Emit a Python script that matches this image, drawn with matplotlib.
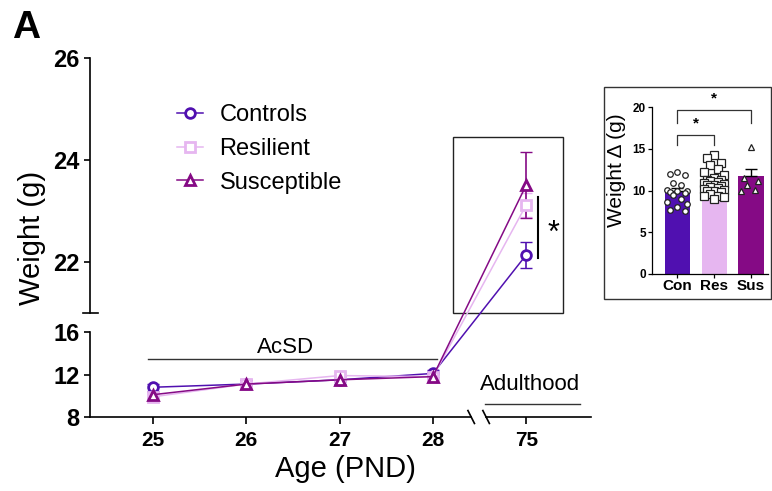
import numpy as np
import matplotlib
matplotlib.use("Agg")
import matplotlib.pyplot as plt
from matplotlib.patches import Rectangle

plt.rcParams['font.family'] = ['Liberation Sans', 'DejaVu Sans']

# ---- data ----
ages = ['25', '26', '27', '28', '75']
controls = [10.8, 11.1, 11.5, 12.1, 22.14]
controls_sem = [0.35, 0.4, 0.4, 0.3, 0.26]
resilient = [9.9, 11.1, 11.9, 11.8, 23.12]
resilient_sem = [0.3, 0.45, 0.35, 0.35, 0.24]
susceptible = [10.1, 11.1, 11.5, 11.8, 23.51]
susceptible_sem = [0.3, 0.4, 0.5, 0.4, 0.65]

groups = ['Con', 'Res', 'Sus']
delta_mean = [9.9, 10.9, 11.7]
delta_sem = [0.35, 0.25, 0.85]
con_pts = [12.2, 12.0, 11.8, 10.9, 10.7, 10.1, 10.0, 9.9, 9.8, 9.7, 9.5, 9.0, 8.6, 8.4, 8.0, 7.7, 7.6]
res_pts = [14.3, 13.9, 13.3, 13.0, 12.6, 12.2, 11.9, 11.5, 11.3, 11.2, 11.1, 11.0, 10.9, 10.8,
           10.7, 10.6, 10.5, 10.4, 10.3, 10.2, 10.1, 10.0, 9.9, 9.8, 9.6, 9.4, 9.3, 9.2, 9.0]
sus_pts = [15.2, 11.5, 11.1, 10.7, 10.1, 10.0]

c_con = '#5010b0'
c_res = '#e6b6f0'
c_sus = '#850a85'


# broken y axis: 8-16 below, 21-26 above
def fwd(y):
    y = np.asarray(y, dtype=float)
    return np.where(y <= 16, (y - 8) * 10.625,
                    np.where(y <= 21, 85 + (y - 16) * 3.8, 104 + (y - 21) * 51))


def inv(v):
    v = np.asarray(v, dtype=float)
    return np.where(v <= 85, 8 + v / 10.625,
                    np.where(v <= 104, 16 + (v - 85) / 3.8, 21 + (v - 104) / 51))


fig = plt.figure(figsize=(7.72, 4.91), dpi=100)
ax = fig.add_axes([90 / 772, 74 / 491, 501 / 772, 359 / 491])
ax.set_yscale('function', functions=(fwd, inv))
ax.set_ylim(8, 26)
ax.set_xlim(-0.675, 4.694)
x = np.arange(len(ages))

for vals, sem, col, mk, lab in [(controls, controls_sem, c_con, 'o', 'Controls'),
                                (resilient, resilient_sem, c_res, 's', 'Resilient'),
                                (susceptible, susceptible_sem, c_sus, '^', 'Susceptible')]:
    ax.errorbar(x, vals, yerr=sem, fmt='none', ecolor=col, elinewidth=1.2, capsize=4, zorder=2)
    ax.plot(x, vals, color=col, lw=1.1, marker=mk, ms=7, mfc='white', mec=col, mew=2,
            label=lab, zorder=3)

ax.set_yticks([8, 12, 16, 22, 24, 26])
ax.set_yticklabels(['8', '12', '16', '22', '24', '26'], fontsize=17, fontweight='bold')
ax.set_xticks(x)
ax.set_xticklabels(ages, fontsize=15, fontweight='bold')
ax.tick_params(axis='y', length=4.5, width=1.2, pad=3)
ax.tick_params(axis='x', length=5, width=1.2, pad=5)
ax.minorticks_off()
for s in ax.spines.values():
    s.set_visible(False)

# hand drawn spines with breaks
ytr = ax.get_yaxis_transform()
xtr = ax.get_xaxis_transform()
ax.plot([0, 0], [8, 16], transform=ytr, color='k', lw=1.2, clip_on=False)
ax.plot([0, 0], [21, 26], transform=ytr, color='k', lw=1.2, clip_on=False)
ax.plot([-0.014, 0.016], [21, 21], transform=ytr, color='k', lw=1.2, clip_on=False)
ax.plot([-0.675, 3.41], [0, 0], transform=xtr, color='k', lw=1.2, clip_on=False)
ax.plot([3.57, 4.694], [0, 0], transform=xtr, color='k', lw=1.2, clip_on=False)
for xb in [3.41, 3.57]:
    ax.plot([xb - 0.035, xb + 0.035], [0.018, -0.018], transform=xtr, color='k', lw=1.2,
            clip_on=False)

ax.set_ylabel('Weight (g)', fontsize=21)
ax.yaxis.set_label_coords(-0.087, 0.5)
ax.set_xlabel('Age (PND)', fontsize=21)
ax.xaxis.set_label_coords(0.509, -0.106)

# annotations
ax.plot([-0.054, 3.04], [13.46, 13.46], color='#333333', lw=1)
ax.text(1.415, 14.5, 'AcSD', fontsize=16, ha='center', va='center')
ax.plot([3.56, 4.58], [9.22, 9.22], color='#333333', lw=1, clip_on=False)
ax.text(4.04, 11.1, 'Adulthood', fontsize=16, ha='center', va='center')
ax.add_patch(Rectangle((3.215, 21), 1.179, 3.45, fill=False, ec='#222222', lw=1, zorder=1))
ax.plot([4.126, 4.126], [22.08, 23.27], color='k', lw=1.5)
ax.text(4.287, 22.55, '*', fontsize=22, ha='center', va='center')

ax.legend(loc='upper left', bbox_to_anchor=(177 / 772, (491 - 104) / 491),
          bbox_transform=fig.transFigure, frameon=False, fontsize=17, handlelength=1.1,
          handletextpad=0.7, labelspacing=0.5, borderaxespad=0, borderpad=0)

fig.text(12 / 772, (491 - 38) / 491, 'A', fontsize=28, fontweight='bold', va='baseline')

# ---- inset bar chart ----
fig.patches.append(Rectangle((604 / 772, (491 - 299) / 491), 167 / 772, 212 / 491, fill=False,
                             ec='#333333', lw=1, transform=fig.transFigure, figure=fig))
ax2 = fig.add_axes([652 / 772, 217 / 491, 116 / 772, 167 / 491])
xb = np.arange(len(groups))
ax2.bar(xb, delta_mean, width=0.68, color=[c_con, c_res, c_sus], zorder=1)
ax2.errorbar(xb, delta_mean, yerr=[[0, 0, 0], delta_sem], fmt='none', ecolor='k', elinewidth=1,
             capsize=4, zorder=2)

offs = [0, -0.2, 0.2, -0.1, 0.1, -0.28, 0.28]
for i, (pts, mk, ms) in enumerate([(con_pts, 'o', 4), (res_pts, 's', 5.5), (sus_pts, '^', 5)]):
    xs = [i + offs[j % len(offs)] for j in range(len(pts))]
    if mk == '^':
        xs[0] = i
    ax2.plot(xs, pts, ls='none', marker=mk, ms=ms, mfc='white', mec='#222222', mew=0.9, zorder=3)

ax2.set_ylim(0, 20)
ax2.set_xlim(-0.68, 2.46)
ax2.set_yticks([0, 5, 10, 15, 20])
ax2.set_yticklabels(['0', '5', '10', '15', '20'], fontsize=8.5, fontweight='bold')
ax2.set_xticks(xb)
ax2.set_xticklabels(groups, fontsize=11, fontweight='bold')
ax2.tick_params(length=3, width=0.9, pad=1.5)
ax2.tick_params(axis='x', pad=0.5)
for s in ['top', 'right']:
    ax2.spines[s].set_visible(False)
ax2.spines['left'].set_linewidth(0.9)
ax2.spines['bottom'].set_linewidth(0.9)
ax2.set_ylabel('Weight Δ (g)', fontsize=15)
ax2.yaxis.set_label_coords(-0.224, 0.62)

# significance brackets
for x0, x1, yb, yl in [(0, 1, 16.6, 15.4), (0, 2, 19.6, 18.1)]:
    ax2.plot([x0, x0, x1, x1], [yl, yb, yb, yl], color='#333333', lw=0.9, clip_on=False)
    ax2.text((x0 + x1) / 2, yb + 0.6, '*', fontsize=11, fontweight='bold', ha='center',
             va='bottom', clip_on=False)

fig.savefig('out.png', dpi=100)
+++
— Exercise —
Leave out the pictures and repeat the lines from the start of the material through the line with "c_sus = '#850a85'", inclusive.

— Solution —
Emit a Python script that matches this image, drawn with matplotlib.
import numpy as np
import matplotlib
matplotlib.use("Agg")
import matplotlib.pyplot as plt
from matplotlib.patches import Rectangle

plt.rcParams['font.family'] = ['Liberation Sans', 'DejaVu Sans']

# ---- data ----
ages = ['25', '26', '27', '28', '75']
controls = [10.8, 11.1, 11.5, 12.1, 22.14]
controls_sem = [0.35, 0.4, 0.4, 0.3, 0.26]
resilient = [9.9, 11.1, 11.9, 11.8, 23.12]
resilient_sem = [0.3, 0.45, 0.35, 0.35, 0.24]
susceptible = [10.1, 11.1, 11.5, 11.8, 23.51]
susceptible_sem = [0.3, 0.4, 0.5, 0.4, 0.65]

groups = ['Con', 'Res', 'Sus']
delta_mean = [9.9, 10.9, 11.7]
delta_sem = [0.35, 0.25, 0.85]
con_pts = [12.2, 12.0, 11.8, 10.9, 10.7, 10.1, 10.0, 9.9, 9.8, 9.7, 9.5, 9.0, 8.6, 8.4, 8.0, 7.7, 7.6]
res_pts = [14.3, 13.9, 13.3, 13.0, 12.6, 12.2, 11.9, 11.5, 11.3, 11.2, 11.1, 11.0, 10.9, 10.8,
           10.7, 10.6, 10.5, 10.4, 10.3, 10.2, 10.1, 10.0, 9.9, 9.8, 9.6, 9.4, 9.3, 9.2, 9.0]
sus_pts = [15.2, 11.5, 11.1, 10.7, 10.1, 10.0]

c_con = '#5010b0'
c_res = '#e6b6f0'
c_sus = '#850a85'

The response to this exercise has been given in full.